Samoan civil society and government ministries are strategising on how to utilise digital mobile and web applications in order to collect and analyse gender-based violence (GBV) administrative data to monitor effective and quality referrals for survivors.
Our collective responsibility to current and future generations is to limit the harms that digital technologies can bring, and to harness their enormous potential for good – with dignity, safety and the firm protection of human rights.

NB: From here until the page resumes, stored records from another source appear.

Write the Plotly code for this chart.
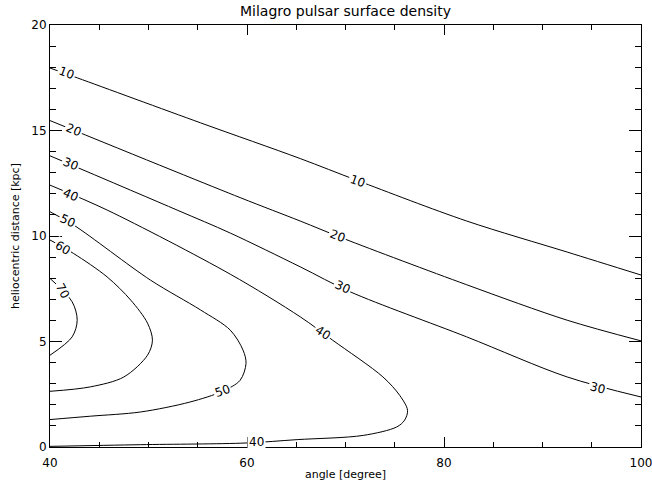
import plotly.graph_objects as go

# Contour lines: angle [degree] and heliocentric distance [kpc]
c10_angle = [40.0, 42.8, 55.3, 65.4, 71.2, 82.3, 92.5, 100.0]
c10_dist = [17.96, 17.49, 15.36, 13.67, 12.63, 10.71, 9.24, 8.15]

c20_angle = [40.0, 59.3, 65.4, 69.8, 82.3, 92.5, 100.0]
c20_dist = [15.47, 11.82, 10.71, 9.88, 7.69, 6.01, 5.03]

c30_angle = [40.0, 52.9, 58.3, 65.4, 70.5, 82.3, 92.5, 100.0]
c30_dist = [13.80, 11.23, 10.14, 8.54, 7.35, 5.22, 3.32, 2.37]

c40_angle = [40.0, 45.8, 58.3, 65.4, 68.7, 73.8, 75.5, 76.3, 76.0, 75.2, 71.8, 65.1, 59.9, 49.2, 40.0]
c40_dist = [12.41, 11.23, 8.19, 6.17, 5.06, 3.32, 2.45, 1.74, 1.27, 0.95, 0.55, 0.35, 0.19, 0.11, 0.03]

c50_angle = [40.0, 42.4, 50.2, 55.3, 58.3, 59.6, 59.9, 59.3, 57.5, 54.2, 49.2, 44.1, 40.0]
c50_dist = [11.15, 10.52, 7.91, 6.49, 5.54, 4.59, 3.96, 3.16, 2.64, 2.13, 1.66, 1.46, 1.30]

c60_angle = [40.0, 42.4, 45.8, 48.2, 49.9, 50.4, 49.9, 47.5, 44.1, 40.0]
c60_dist = [9.81, 9.17, 8.06, 6.96, 5.87, 5.06, 4.35, 3.32, 2.85, 2.64]

c70_angle = [40.0, 42.25, 42.76, 42.25, 40.0]
c70_dist = [7.99, 6.88, 6.01, 5.22, 4.35]

contour_levels = [10, 20, 30, 40, 50, 60, 70]
contour_angles = [c10_angle, c20_angle, c30_angle, c40_angle, c50_angle, c60_angle, c70_angle]
contour_dists = [c10_dist, c20_dist, c30_dist, c40_dist, c50_dist, c60_dist, c70_dist]

# Contour labels
label_text = ["10", "10", "20", "20", "30", "30", "30", "40", "40", "40", "50", "50", "60", "70"]
label_angle = [41.7, 71.2, 42.4, 69.2, 42.1, 69.7, 95.6, 42.1, 67.7, 61.0, 41.8, 57.5, 41.3, 41.3]
label_dist = [17.73, 12.60, 15.02, 10.0, 13.41, 7.58, 2.79, 11.94, 5.39, 0.24, 10.71, 2.64, 9.42, 7.4]
label_rot = [20, 19, 22, 21, 22, 25, 14, 25, 33, 0, 25, -20, 30, 62]

fig = go.Figure()
for lev, xa, ya in zip(contour_levels, contour_angles, contour_dists):
    fig.add_trace(go.Scatter(x=xa, y=ya, mode="lines", name=str(lev),
                             line=dict(color="black", width=1, shape="spline", smoothing=0.9),
                             showlegend=False, hoverinfo="skip", cliponaxis=False))

for t, xa, ya, r in zip(label_text, label_angle, label_dist, label_rot):
    fig.add_annotation(x=xa, y=ya, xref="x", yref="y", text=t, showarrow=False,
                       textangle=r, bgcolor="white", borderpad=1,
                       font=dict(family="DejaVu Sans", size=12, color="black"))

axis_common = dict(showline=True, linecolor="black", linewidth=1, mirror="allticks",
                   ticks="inside", tickcolor="black", showgrid=False, zeroline=False,
                   automargin=False, ticklabeloverflow="allow",
                   tickfont=dict(family="DejaVu Sans", size=12, color="black"))

fig.update_xaxes(range=[40, 100], tickmode="linear", tick0=40, dtick=20, ticklen=10,
                 ticklabelstandoff=5,
                 minor=dict(dtick=5, ticklen=5, ticks="inside", tickcolor="black", showgrid=False),
                 title=dict(text="angle [degree]", font=dict(family="DejaVu Sans", size=11, color="black"),
                            standoff=0),
                 **axis_common)
fig.update_yaxes(range=[0, 20], tickmode="linear", tick0=0, dtick=5, ticklen=12,
                 minor=dict(dtick=1, ticklen=6, ticks="inside", tickcolor="black", showgrid=False),
                 title=dict(text="heliocentric distance [kpc]",
                            font=dict(family="DejaVu Sans", size=11, color="black"), standoff=9),
                 **axis_common)

fig.update_layout(
    width=652, height=487,
    margin=dict(l=50, r=11, t=25, b=40),
    paper_bgcolor="white", plot_bgcolor="white",
    title=dict(text="Milagro pulsar surface density", x=0.5, xref="paper",
               y=1 - 11 / 487, yref="container", yanchor="middle", xanchor="center",
               font=dict(family="DejaVu Sans", size=14, color="black")),
)

fig.write_html("out.html")
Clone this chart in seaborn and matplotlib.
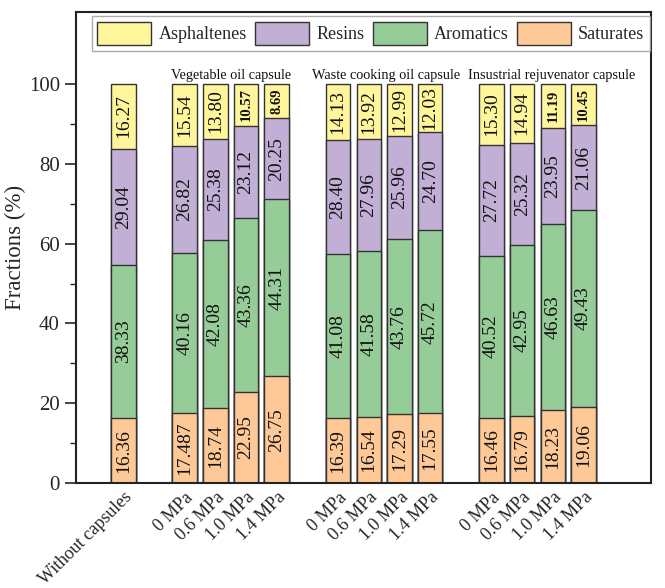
import matplotlib
matplotlib.use("Agg")
import matplotlib.pyplot as plt
import seaborn as sns
import numpy as np
import pandas as pd
from matplotlib.patches import Patch

categories = ["Without capsules",
              "0 MPa", "0.6 MPa", "1.0 MPa", "1.4 MPa",
              "0 MPa", "0.6 MPa", "1.0 MPa", "1.4 MPa",
              "0 MPa", "0.6 MPa", "1.0 MPa", "1.4 MPa"]
positions = [0, 2, 3, 4, 5, 7, 8, 9, 10, 12, 13, 14, 15]
saturates = [16.36, 17.487, 18.74, 22.95, 26.75, 16.39, 16.54, 17.29, 17.55, 16.46, 16.79, 18.23, 19.06]
aromatics = [38.33, 40.16, 42.08, 43.36, 44.31, 41.08, 41.58, 43.76, 45.72, 40.52, 42.95, 46.63, 49.43]
resins = [29.04, 26.82, 25.38, 23.12, 20.25, 28.40, 27.96, 25.96, 24.70, 27.72, 25.32, 23.95, 21.06]
asphaltenes = [16.27, 15.54, 13.80, 10.57, 8.69, 14.13, 13.92, 12.99, 12.03, 15.30, 14.94, 11.19, 10.45]
asph_bold = [False, False, False, True, True, False, False, False, False, False, False, True, True]
sat_labels = ["16.36", "17.487", "18.74", "22.95", "26.75", "16.39", "16.54", "17.29", "17.55", "16.46", "16.79", "18.23", "19.06"]
group_titles = ["Vegetable oil capsule", "Waste cooking oil capsule", "Insustrial rejuvenator capsule"]
group_title_x = [3.5, 8.55, 13.95]
components = ["Asphaltenes", "Resins", "Aromatics", "Saturates"]
colors = {"Saturates": "#FEC996", "Aromatics": "#96CC98", "Resins": "#C1AFD6", "Asphaltenes": "#FFF69C"}

df = pd.DataFrame({"pos": positions, "Saturates": saturates, "Aromatics": aromatics,
                   "Resins": resins, "Asphaltenes": asphaltenes})
df["c_sat"] = df["Saturates"]
df["c_aro"] = df["c_sat"] + df["Aromatics"]
df["c_res"] = df["c_aro"] + df["Resins"]
df["c_asp"] = df["c_res"] + df["Asphaltenes"]

sns.set_style("ticks")
plt.rcParams["font.family"] = ["Liberation Serif", "DejaVu Serif"]

fig = plt.figure(figsize=(6.65, 5.88), dpi=100)
ax = fig.add_axes([0.114, 0.178, 0.865, 0.802])

layers = [("c_asp", "Asphaltenes"), ("c_res", "Resins"), ("c_aro", "Aromatics"), ("c_sat", "Saturates")]
for col, name in layers:
    sns.barplot(data=df, x="pos", y=col, native_scale=True, color=colors[name],
                saturation=1, edgecolor="#333333", linewidth=1.0, width=0.8,
                errorbar=None, ax=ax, zorder=2)

# value labels
for i, p in enumerate(positions):
    bottoms = [0, df["c_sat"][i], df["c_aro"][i], df["c_res"][i]]
    vals = [saturates[i], aromatics[i], resins[i], asphaltenes[i]]
    texts = [sat_labels[i], f"{aromatics[i]:.2f}", f"{resins[i]:.2f}", f"{asphaltenes[i]:.2f}"]
    for k in range(4):
        bold = (k == 3 and asph_bold[i])
        ax.text(p, bottoms[k] + vals[k] / 2, texts[k], rotation=90, ha="center", va="center",
                fontsize=10.5 if bold else 14, fontweight="bold" if bold else "normal",
                color="#111111", zorder=3)

for t, c in zip(group_titles, group_title_x):
    ax.text(c, 101.2, t, ha="center", va="baseline", fontsize=10.3, color="#111111")

ax.set_xlim(-1.55, 17.2)
ax.set_ylim(0, 118)
ax.set_xticks(positions)
ax.set_xticklabels(categories, rotation=45, ha="right", rotation_mode="anchor", fontsize=13)
ax.tick_params(axis="x", length=0, pad=4)
ax.set_yticks([0, 20, 40, 60, 80, 100])
ax.set_yticks([10, 30, 50, 70, 90], minor=True)
ax.tick_params(axis="y", which="major", length=8, width=1.2, labelsize=15, direction="out")
ax.tick_params(axis="y", which="minor", length=4.5, width=1.0, direction="out")
ax.set_xlabel("")
ax.set_ylabel("Fractions (%)", fontsize=16.5, labelpad=2)
for s in ax.spines.values():
    s.set_linewidth(1.5)
    s.set_color("#222222")

handles = [Patch(facecolor=colors[n], edgecolor="#333333", linewidth=1.0, label=n) for n in components]
leg = ax.legend(handles=handles, loc="upper center", bbox_to_anchor=(0.513, 0.99), ncol=4,
                fontsize=13, handlelength=3.0, handleheight=1.6, columnspacing=0.45,
                handletextpad=0.4, frameon=True, fancybox=False, borderpad=0.3,
                borderaxespad=0.0)
leg.get_frame().set_edgecolor("#999999")
leg.get_frame().set_linewidth(1.0)

fig.savefig("out.png", dpi=100)
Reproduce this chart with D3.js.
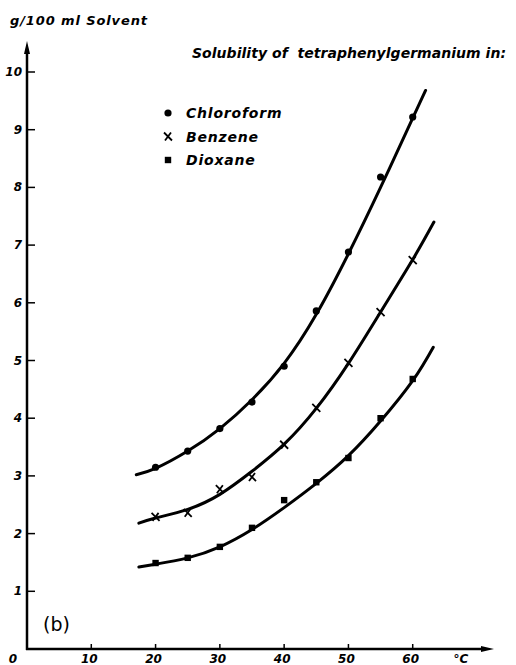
<!DOCTYPE html>
<html lang="en">
<head>
<meta charset="utf-8">
<script src="https://d3js.org/d3.v7.min.js"></script>
<style type="text/css">
body { margin: 0; background: #fff; }
svg text {
  font-family: "DejaVu Sans", sans-serif;
  font-style: italic;
  fill: #000;
}
.tick-label { font-size: 12px; font-weight: bold; }
.legend-text { font-size: 14px; letter-spacing: 0.8px; font-weight: bold; }
.curve { fill: none; stroke: #000; stroke-width: 3; stroke-linecap: round; }
.axis-line { stroke: #000; stroke-width: 2.5; fill: none; }
</style>
</head>
<body>
<div id="chart"></div>
<script type="text/javascript">

// measured points (temperature in deg C, g/100 ml)
var temps = [20, 25, 30, 35, 40, 45, 50, 55, 60];
var chloroform = [3.15, 3.43, 3.82, 4.28, 4.9, 5.86, 6.88, 8.18, 9.22];
var benzene    = [2.29, 2.36, 2.77, 2.98, 3.54, 4.18, 4.96, 5.84, 6.74];
var dioxane    = [1.49, 1.58, 1.77, 2.1, 2.58, 2.89, 3.31, 4.0, 4.68];

// hand drawn curves
var chloroformCurveT = [17, 20, 25, 30, 35, 40, 45, 50, 55, 60, 62];
var chloroformCurveV = [3.02, 3.13, 3.43, 3.82, 4.32, 4.95, 5.8, 6.85, 8.0, 9.2, 9.68];
var benzeneCurveT = [17.4, 20, 25, 30, 35, 40, 45, 50, 55, 60, 63.3];
var benzeneCurveV = [2.18, 2.27, 2.42, 2.68, 3.08, 3.55, 4.17, 4.95, 5.84, 6.75, 7.4];
var dioxaneCurveT = [17.4, 20, 25, 30, 35, 40, 45, 50, 55, 60, 63.2];
var dioxaneCurveV = [1.42, 1.47, 1.58, 1.77, 2.07, 2.45, 2.87, 3.35, 3.95, 4.65, 5.23];

var xTicks = [10, 20, 30, 40, 50, 60];
var yTicks = [1, 2, 3, 4, 5, 6, 7, 8, 9, 10];
var legendNames = ["Chloroform", "Benzene", "Dioxane"];

var width = 516, height = 665;

var x = d3.scaleLinear().domain([0, 70]).range([27, 477]);
var y = d3.scaleLinear().domain([0, 10]).range([649, 72]);

var svg = d3.select("#chart").append("svg")
  .attr("width", width)
  .attr("height", height);

// axes with arrows
svg.append("line").attr("class", "axis-line")
  .attr("x1", x(0)).attr("y1", y(0) + 1)
  .attr("x2", x(0)).attr("y2", 50);
svg.append("path")
  .attr("d", "M" + x(0) + ",41 L" + (x(0) - 3) + ",54 L" + (x(0) + 3) + ",54 Z")
  .attr("fill", "#000");

svg.append("line").attr("class", "axis-line")
  .attr("x1", x(0) - 1).attr("y1", y(0))
  .attr("x2", 485).attr("y2", y(0));
svg.append("path")
  .attr("d", "M494," + y(0) + " L481," + (y(0) - 3) + " L481," + (y(0) + 3) + " Z")
  .attr("fill", "#000");

// y ticks
svg.selectAll(".ytick").data(yTicks).enter().append("line")
  .attr("class", "ytick")
  .attr("x1", x(0)).attr("x2", x(0) + 8)
  .attr("y1", function(d) { return y(d); })
  .attr("y2", function(d) { return y(d); })
  .attr("stroke", "#000").attr("stroke-width", 1.5);

svg.selectAll(".ylab").data(yTicks).enter().append("text")
  .attr("class", "tick-label")
  .attr("x", 22)
  .attr("y", function(d) { return y(d) + 4; })
  .attr("text-anchor", "end")
  .text(function(d) { return d; });

// x ticks
svg.selectAll(".xtick").data(xTicks).enter().append("line")
  .attr("class", "xtick")
  .attr("x1", function(d) { return x(d); })
  .attr("x2", function(d) { return x(d); })
  .attr("y1", y(0)).attr("y2", y(0) - 5)
  .attr("stroke", "#000").attr("stroke-width", 1.5);

svg.selectAll(".xlab").data(xTicks).enter().append("text")
  .attr("class", "tick-label")
  .attr("x", function(d) { return x(d) - 2; })
  .attr("y", 663)
  .attr("text-anchor", "middle")
  .text(function(d) { return d; });

svg.append("text").attr("class", "tick-label")
  .attr("x", 13).attr("y", 663).attr("text-anchor", "middle").text("0");

svg.append("text").attr("class", "tick-label")
  .attr("x", 461).attr("y", 663).attr("text-anchor", "middle").text("\u00b0C");

// titles
svg.append("text")
  .attr("x", 10).attr("y", 25)
  .style("font-size", "13px").style("font-weight", "bold")
  .attr("textLength", 137)
  .text("g/100 ml Solvent");

svg.append("text")
  .attr("x", 192).attr("y", 58)
  .style("font-size", "14px").style("font-weight", "bold")
  .attr("xml:space", "preserve")
  .attr("textLength", 314)
  .text("Solubility of  tetraphenylgermanium in:");

svg.append("text")
  .attr("x", 43).attr("y", 631)
  .style("font-size", "19px").style("font-style", "normal")
  .text("(b)");

// curves
var line = d3.line()
  .x(function(d) { return x(d[0]); })
  .y(function(d) { return y(d[1]); })
  .curve(d3.curveNatural);

var curves = [
  d3.zip(chloroformCurveT, chloroformCurveV),
  d3.zip(benzeneCurveT, benzeneCurveV),
  d3.zip(dioxaneCurveT, dioxaneCurveV)
];

svg.selectAll(".curve").data(curves).enter().append("path")
  .attr("class", "curve")
  .attr("d", line);

// markers
function dot(g, cx, cy) {
  g.append("circle").attr("cx", cx).attr("cy", cy).attr("r", 3.6).attr("fill", "#000");
}
function cross(g, cx, cy) {
  g.append("path")
    .attr("d", "M" + (cx - 4) + "," + (cy - 4) + " L" + (cx + 4) + "," + (cy + 4) +
               " M" + (cx + 3) + "," + (cy - 4) + " L" + (cx - 3) + "," + (cy + 4))
    .attr("stroke", "#000").attr("stroke-width", 1.8).attr("fill", "none");
}
function square(g, cx, cy) {
  g.append("rect").attr("x", cx - 3.2).attr("y", cy - 3.2)
    .attr("width", 6.4).attr("height", 6.4).attr("fill", "#000");
}

var marks = svg.append("g");
temps.forEach(function(t, i) {
  dot(marks, x(t), y(chloroform[i]));
  cross(marks, x(t), y(benzene[i]));
  square(marks, x(t), y(dioxane[i]));
});

// legend
var markers = [dot, cross, square];
var legend = svg.append("g");
legendNames.forEach(function(name, i) {
  var ly = 113 + i * 23.5;
  markers[i](legend, 168, ly);
  legend.append("text")
    .attr("class", "legend-text")
    .attr("x", 186).attr("y", ly + 5)
    .text(name);
});

</script>
</body>
</html>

When it comes bridging the digital gender divide, we must also consider online and technology facilitated violence experienced by women and girls. Online violence against women and girls occurs as part of a continuum that is connected to offline violence and can take many forms. These include sexual harassment, stalking, zoom bombing, intimate image abuse, and misogynistic hate speech, among many others. The impact of this type of violence to women and girls is wide, including health, wellbeing, safety, political, societal, and economic. Key global promising practices to prevent and respond to online and technology facilitated violence against women and girls include development and implementation of national laws and regulations, prevention strategies and response services, and data collection.
Capitalising on the digitalisation wave
It is not enough to ensure that standards are technologically sound and economically viable – that lens is not effective enough to deliver a normative framework that fully respects and enhances fundamental human rights.
The involvement of women and girls, in particular, is critical. First and foremost, they must have access to digital skills and to advanced education to master technology and use it for public good. They must also be designed with an end goal of improving lives, communities, and societies, through the rights and freedoms binding them together.
For many groups of women and girls who live in isolated nations or islands, digital platforms create the opportunity to access local, regional, and international markets and knowledge networks.
We congratulate Pacific governments on the revitalization of the ‘Pacific Leaders Gender Equality Declaration 2012’ and stand with Pacific leaders to support its implementation and to accelerate the achievement of gender equality commitments.
This digital revolution can vastly change the lives of the Pacific peoples, especially its women and girls, and we must get ahead of the wave before it’s too late.